- [WHAT IS NEEDED]: Copy out the data below as written; omit any images.

- [PROVIDED MATERIAL]:
•••••

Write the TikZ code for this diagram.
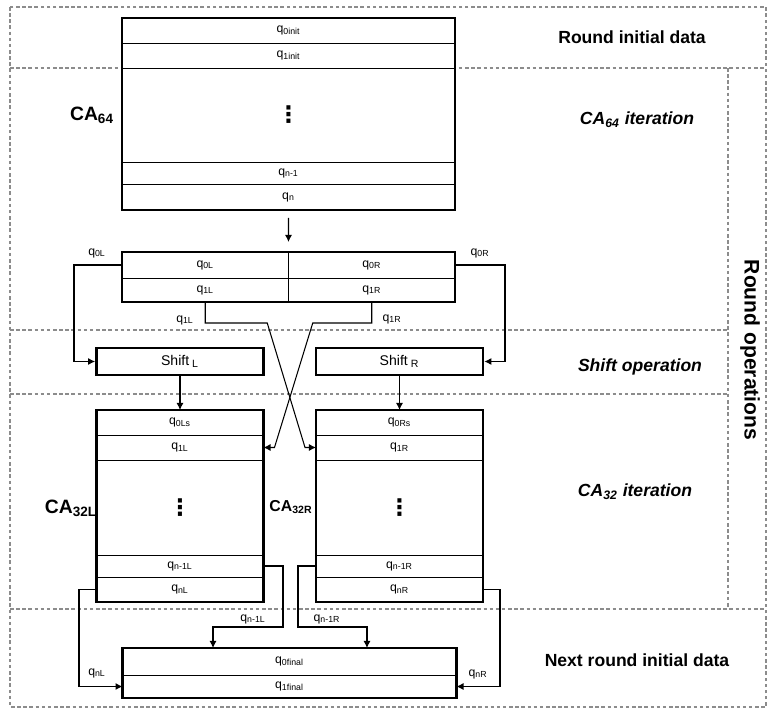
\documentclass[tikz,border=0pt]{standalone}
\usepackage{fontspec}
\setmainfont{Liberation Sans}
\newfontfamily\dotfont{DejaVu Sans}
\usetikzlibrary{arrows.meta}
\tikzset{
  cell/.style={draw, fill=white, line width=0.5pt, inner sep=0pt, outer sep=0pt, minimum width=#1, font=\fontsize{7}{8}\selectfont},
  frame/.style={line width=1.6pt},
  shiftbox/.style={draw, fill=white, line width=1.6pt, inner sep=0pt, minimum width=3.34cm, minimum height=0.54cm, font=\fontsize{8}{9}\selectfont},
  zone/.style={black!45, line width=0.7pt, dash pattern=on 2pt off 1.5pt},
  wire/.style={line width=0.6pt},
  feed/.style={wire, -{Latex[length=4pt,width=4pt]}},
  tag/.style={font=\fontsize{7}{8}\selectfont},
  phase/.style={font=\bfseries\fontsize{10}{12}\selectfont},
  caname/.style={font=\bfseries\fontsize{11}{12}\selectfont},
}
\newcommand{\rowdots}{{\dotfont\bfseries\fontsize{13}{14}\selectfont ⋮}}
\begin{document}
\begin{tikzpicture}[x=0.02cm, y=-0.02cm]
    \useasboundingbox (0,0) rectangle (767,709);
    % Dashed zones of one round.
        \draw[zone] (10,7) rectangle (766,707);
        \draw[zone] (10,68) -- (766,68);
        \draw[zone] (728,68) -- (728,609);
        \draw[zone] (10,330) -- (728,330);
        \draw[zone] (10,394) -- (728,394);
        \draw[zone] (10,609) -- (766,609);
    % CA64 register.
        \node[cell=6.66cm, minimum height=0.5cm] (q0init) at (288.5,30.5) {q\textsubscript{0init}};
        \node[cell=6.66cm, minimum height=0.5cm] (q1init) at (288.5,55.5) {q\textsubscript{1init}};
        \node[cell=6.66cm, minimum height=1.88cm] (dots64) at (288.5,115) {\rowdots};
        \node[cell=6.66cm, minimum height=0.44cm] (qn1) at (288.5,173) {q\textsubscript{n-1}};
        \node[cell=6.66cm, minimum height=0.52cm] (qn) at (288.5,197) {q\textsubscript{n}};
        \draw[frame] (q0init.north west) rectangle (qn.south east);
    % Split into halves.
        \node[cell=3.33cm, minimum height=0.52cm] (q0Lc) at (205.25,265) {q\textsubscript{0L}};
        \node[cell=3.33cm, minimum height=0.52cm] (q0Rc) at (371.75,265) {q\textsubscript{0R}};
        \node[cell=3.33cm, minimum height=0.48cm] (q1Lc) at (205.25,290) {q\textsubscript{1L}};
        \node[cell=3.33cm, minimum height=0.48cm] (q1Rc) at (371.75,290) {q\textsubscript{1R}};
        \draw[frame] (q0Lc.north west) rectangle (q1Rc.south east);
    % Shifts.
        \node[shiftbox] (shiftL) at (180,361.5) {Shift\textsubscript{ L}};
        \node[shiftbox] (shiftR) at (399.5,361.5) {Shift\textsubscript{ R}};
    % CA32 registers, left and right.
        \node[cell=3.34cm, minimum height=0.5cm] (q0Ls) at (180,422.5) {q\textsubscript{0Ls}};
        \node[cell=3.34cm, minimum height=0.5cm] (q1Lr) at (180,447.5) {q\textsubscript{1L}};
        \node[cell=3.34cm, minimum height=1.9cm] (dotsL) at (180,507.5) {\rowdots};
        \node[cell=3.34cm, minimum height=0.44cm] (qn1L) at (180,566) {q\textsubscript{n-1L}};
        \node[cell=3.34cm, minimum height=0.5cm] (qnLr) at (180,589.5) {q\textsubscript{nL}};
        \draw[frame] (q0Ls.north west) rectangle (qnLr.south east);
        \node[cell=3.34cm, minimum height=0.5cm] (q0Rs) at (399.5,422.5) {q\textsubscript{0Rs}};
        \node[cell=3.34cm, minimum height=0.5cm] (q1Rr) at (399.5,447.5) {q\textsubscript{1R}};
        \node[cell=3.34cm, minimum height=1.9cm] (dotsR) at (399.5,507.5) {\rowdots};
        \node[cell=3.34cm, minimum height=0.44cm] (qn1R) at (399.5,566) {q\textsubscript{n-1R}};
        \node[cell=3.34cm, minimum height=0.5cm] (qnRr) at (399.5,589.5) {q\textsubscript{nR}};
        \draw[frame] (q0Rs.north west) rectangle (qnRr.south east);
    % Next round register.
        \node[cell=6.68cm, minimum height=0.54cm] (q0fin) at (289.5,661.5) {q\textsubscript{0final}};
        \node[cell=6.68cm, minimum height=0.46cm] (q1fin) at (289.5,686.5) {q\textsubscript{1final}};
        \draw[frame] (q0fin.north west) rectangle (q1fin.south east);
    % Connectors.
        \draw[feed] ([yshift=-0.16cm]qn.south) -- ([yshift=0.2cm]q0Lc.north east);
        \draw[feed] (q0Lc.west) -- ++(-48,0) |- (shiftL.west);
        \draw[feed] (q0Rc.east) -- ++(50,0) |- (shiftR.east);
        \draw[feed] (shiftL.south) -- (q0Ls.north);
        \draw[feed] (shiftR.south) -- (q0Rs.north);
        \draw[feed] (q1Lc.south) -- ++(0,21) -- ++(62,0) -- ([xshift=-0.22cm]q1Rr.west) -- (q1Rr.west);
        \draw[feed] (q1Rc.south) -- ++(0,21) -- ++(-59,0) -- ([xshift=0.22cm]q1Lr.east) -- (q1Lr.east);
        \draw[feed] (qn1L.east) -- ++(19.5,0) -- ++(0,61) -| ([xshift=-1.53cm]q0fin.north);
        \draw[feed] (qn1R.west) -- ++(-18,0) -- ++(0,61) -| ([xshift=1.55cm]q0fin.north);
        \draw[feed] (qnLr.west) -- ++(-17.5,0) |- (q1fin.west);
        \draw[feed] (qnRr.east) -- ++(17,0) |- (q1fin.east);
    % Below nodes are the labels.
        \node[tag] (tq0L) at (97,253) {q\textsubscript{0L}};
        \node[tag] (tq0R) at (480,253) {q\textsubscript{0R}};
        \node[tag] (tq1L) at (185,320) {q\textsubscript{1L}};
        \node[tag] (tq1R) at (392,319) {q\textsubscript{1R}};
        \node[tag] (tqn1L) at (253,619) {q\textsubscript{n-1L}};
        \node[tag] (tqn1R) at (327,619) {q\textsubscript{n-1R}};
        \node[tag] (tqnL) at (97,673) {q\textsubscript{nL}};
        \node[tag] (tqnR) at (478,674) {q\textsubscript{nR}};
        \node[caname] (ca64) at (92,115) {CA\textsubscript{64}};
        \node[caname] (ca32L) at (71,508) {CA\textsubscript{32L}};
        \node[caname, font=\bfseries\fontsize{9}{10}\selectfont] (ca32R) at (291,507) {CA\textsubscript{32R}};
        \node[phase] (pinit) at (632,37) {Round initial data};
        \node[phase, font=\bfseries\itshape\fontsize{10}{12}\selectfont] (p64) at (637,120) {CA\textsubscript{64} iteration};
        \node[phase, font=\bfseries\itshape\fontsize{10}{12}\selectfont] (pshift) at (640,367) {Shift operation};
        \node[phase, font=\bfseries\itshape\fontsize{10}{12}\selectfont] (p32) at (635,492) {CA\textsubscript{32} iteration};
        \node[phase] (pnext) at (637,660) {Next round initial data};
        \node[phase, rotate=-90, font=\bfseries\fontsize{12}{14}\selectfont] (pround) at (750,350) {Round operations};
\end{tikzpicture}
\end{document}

•••••

- [REPLY]:
Write the TikZ code for this diagram.
\documentclass[tikz,border=0pt]{standalone}
\usepackage{fontspec}
\setmainfont{Liberation Sans}
\newfontfamily\dotfont{DejaVu Sans}
\usetikzlibrary{arrows.meta}
\tikzset{
  cell/.style={draw, fill=white, line width=0.5pt, inner sep=0pt, outer sep=0pt, minimum width=#1, font=\fontsize{7}{8}\selectfont},
  frame/.style={line width=1.6pt},
  shiftbox/.style={draw, fill=white, line width=1.6pt, inner sep=0pt, minimum width=3.34cm, minimum height=0.54cm, font=\fontsize{8}{9}\selectfont},
  zone/.style={black!45, line width=0.7pt, dash pattern=on 2pt off 1.5pt},
  wire/.style={line width=0.6pt},
  feed/.style={wire, -{Latex[length=4pt,width=4pt]}},
  tag/.style={font=\fontsize{7}{8}\selectfont},
  phase/.style={font=\bfseries\fontsize{10}{12}\selectfont},
  caname/.style={font=\bfseries\fontsize{11}{12}\selectfont},
}
\newcommand{\rowdots}{{\dotfont\bfseries\fontsize{13}{14}\selectfont ⋮}}
\begin{document}
\begin{tikzpicture}[x=0.02cm, y=-0.02cm]
    \useasboundingbox (0,0) rectangle (767,709);
    % Dashed zones of one round.
        \draw[zone] (10,7) rectangle (766,707);
        \draw[zone] (10,68) -- (766,68);
        \draw[zone] (728,68) -- (728,609);
        \draw[zone] (10,330) -- (728,330);
        \draw[zone] (10,394) -- (728,394);
        \draw[zone] (10,609) -- (766,609);
    % CA64 register.
        \node[cell=6.66cm, minimum height=0.5cm] (q0init) at (288.5,30.5) {q\textsubscript{0init}};
        \node[cell=6.66cm, minimum height=0.5cm] (q1init) at (288.5,55.5) {q\textsubscript{1init}};
        \node[cell=6.66cm, minimum height=1.88cm] (dots64) at (288.5,115) {\rowdots};
        \node[cell=6.66cm, minimum height=0.44cm] (qn1) at (288.5,173) {q\textsubscript{n-1}};
        \node[cell=6.66cm, minimum height=0.52cm] (qn) at (288.5,197) {q\textsubscript{n}};
        \draw[frame] (q0init.north west) rectangle (qn.south east);
    % Split into halves.
        \node[cell=3.33cm, minimum height=0.52cm] (q0Lc) at (205.25,265) {q\textsubscript{0L}};
        \node[cell=3.33cm, minimum height=0.52cm] (q0Rc) at (371.75,265) {q\textsubscript{0R}};
        \node[cell=3.33cm, minimum height=0.48cm] (q1Lc) at (205.25,290) {q\textsubscript{1L}};
        \node[cell=3.33cm, minimum height=0.48cm] (q1Rc) at (371.75,290) {q\textsubscript{1R}};
        \draw[frame] (q0Lc.north west) rectangle (q1Rc.south east);
    % Shifts.
        \node[shiftbox] (shiftL) at (180,361.5) {Shift\textsubscript{ L}};
        \node[shiftbox] (shiftR) at (399.5,361.5) {Shift\textsubscript{ R}};
    % CA32 registers, left and right.
        \node[cell=3.34cm, minimum height=0.5cm] (q0Ls) at (180,422.5) {q\textsubscript{0Ls}};
        \node[cell=3.34cm, minimum height=0.5cm] (q1Lr) at (180,447.5) {q\textsubscript{1L}};
        \node[cell=3.34cm, minimum height=1.9cm] (dotsL) at (180,507.5) {\rowdots};
        \node[cell=3.34cm, minimum height=0.44cm] (qn1L) at (180,566) {q\textsubscript{n-1L}};
        \node[cell=3.34cm, minimum height=0.5cm] (qnLr) at (180,589.5) {q\textsubscript{nL}};
        \draw[frame] (q0Ls.north west) rectangle (qnLr.south east);
        \node[cell=3.34cm, minimum height=0.5cm] (q0Rs) at (399.5,422.5) {q\textsubscript{0Rs}};
        \node[cell=3.34cm, minimum height=0.5cm] (q1Rr) at (399.5,447.5) {q\textsubscript{1R}};
        \node[cell=3.34cm, minimum height=1.9cm] (dotsR) at (399.5,507.5) {\rowdots};
        \node[cell=3.34cm, minimum height=0.44cm] (qn1R) at (399.5,566) {q\textsubscript{n-1R}};
        \node[cell=3.34cm, minimum height=0.5cm] (qnRr) at (399.5,589.5) {q\textsubscript{nR}};
        \draw[frame] (q0Rs.north west) rectangle (qnRr.south east);
    % Next round register.
        \node[cell=6.68cm, minimum height=0.54cm] (q0fin) at (289.5,661.5) {q\textsubscript{0final}};
        \node[cell=6.68cm, minimum height=0.46cm] (q1fin) at (289.5,686.5) {q\textsubscript{1final}};
        \draw[frame] (q0fin.north west) rectangle (q1fin.south east);
    % Connectors.
        \draw[feed] ([yshift=-0.16cm]qn.south) -- ([yshift=0.2cm]q0Lc.north east);
        \draw[feed] (q0Lc.west) -- ++(-48,0) |- (shiftL.west);
        \draw[feed] (q0Rc.east) -- ++(50,0) |- (shiftR.east);
        \draw[feed] (shiftL.south) -- (q0Ls.north);
        \draw[feed] (shiftR.south) -- (q0Rs.north);
        \draw[feed] (q1Lc.south) -- ++(0,21) -- ++(62,0) -- ([xshift=-0.22cm]q1Rr.west) -- (q1Rr.west);
        \draw[feed] (q1Rc.south) -- ++(0,21) -- ++(-59,0) -- ([xshift=0.22cm]q1Lr.east) -- (q1Lr.east);
        \draw[feed] (qn1L.east) -- ++(19.5,0) -- ++(0,61) -| ([xshift=-1.53cm]q0fin.north);
        \draw[feed] (qn1R.west) -- ++(-18,0) -- ++(0,61) -| ([xshift=1.55cm]q0fin.north);
        \draw[feed] (qnLr.west) -- ++(-17.5,0) |- (q1fin.west);
        \draw[feed] (qnRr.east) -- ++(17,0) |- (q1fin.east);
    % Below nodes are the labels.
        \node[tag] (tq0L) at (97,253) {q\textsubscript{0L}};
        \node[tag] (tq0R) at (480,253) {q\textsubscript{0R}};
        \node[tag] (tq1L) at (185,320) {q\textsubscript{1L}};
        \node[tag] (tq1R) at (392,319) {q\textsubscript{1R}};
        \node[tag] (tqn1L) at (253,619) {q\textsubscript{n-1L}};
        \node[tag] (tqn1R) at (327,619) {q\textsubscript{n-1R}};
        \node[tag] (tqnL) at (97,673) {q\textsubscript{nL}};
        \node[tag] (tqnR) at (478,674) {q\textsubscript{nR}};
        \node[caname] (ca64) at (92,115) {CA\textsubscript{64}};
        \node[caname] (ca32L) at (71,508) {CA\textsubscript{32L}};
        \node[caname, font=\bfseries\fontsize{9}{10}\selectfont] (ca32R) at (291,507) {CA\textsubscript{32R}};
        \node[phase] (pinit) at (632,37) {Round initial data};
        \node[phase, font=\bfseries\itshape\fontsize{10}{12}\selectfont] (p64) at (637,120) {CA\textsubscript{64} iteration};
        \node[phase, font=\bfseries\itshape\fontsize{10}{12}\selectfont] (pshift) at (640,367) {Shift operation};
        \node[phase, font=\bfseries\itshape\fontsize{10}{12}\selectfont] (p32) at (635,492) {CA\textsubscript{32} iteration};
        \node[phase] (pnext) at (637,660) {Next round initial data};
        \node[phase, rotate=-90, font=\bfseries\fontsize{12}{14}\selectfont] (pround) at (750,350) {Round operations};
\end{tikzpicture}
\end{document}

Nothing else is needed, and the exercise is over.